The Federal Parliament is examining the issue but does not have any access to the draft legislation which details how the proposal will actually be implemented. The Federal Attorney-General’s Department wrote the legislation several years before it even asked the Parliament to examine the issue, and now won’t release that draft legislation. And meanwhile, the Federal Attorney-General continues to insist she is maintaining an objective stance on the issue, despite having pushed it publicly. In the meantime, at least one commentator has alleged – and I agree – that the whole proposal has nothing much to do with the current politicians running the Federal Government, but is in fact being backed by the Attorney-General’s Department itself, which is using Roxon herself as a front for its data retention plans.

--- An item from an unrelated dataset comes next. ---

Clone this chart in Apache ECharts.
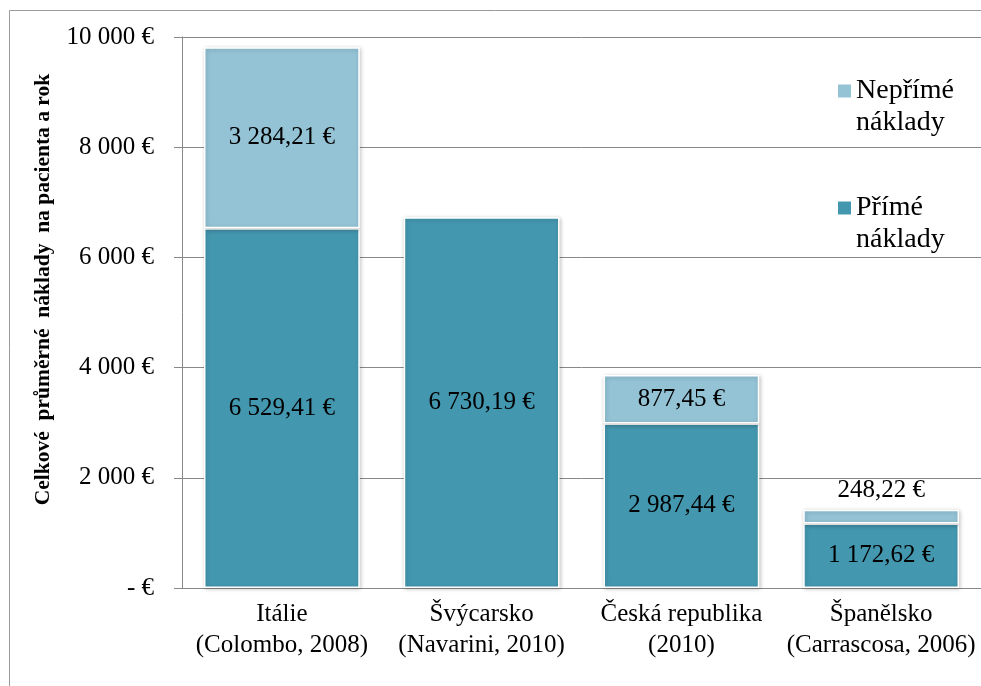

At the same time, almost every organisation or individual which has commented on the proposal has stridently opposed it, and the only organisations actually pushing for it are law enforcement bodies such as the Australian Federal Police and Australian Security and Intelligence Organisation, both of which have not provided evidence for how the current data retention system is failing. To make matters worse, the Government only boosted its data retention powers several months ago with the enactment of new cybercrime legislation. Meanwhile, the proposal remains unpopular with the general population, who are overwhelmingly opposed to it. Is there anything else which could demonstrate that this whole situation is a farce?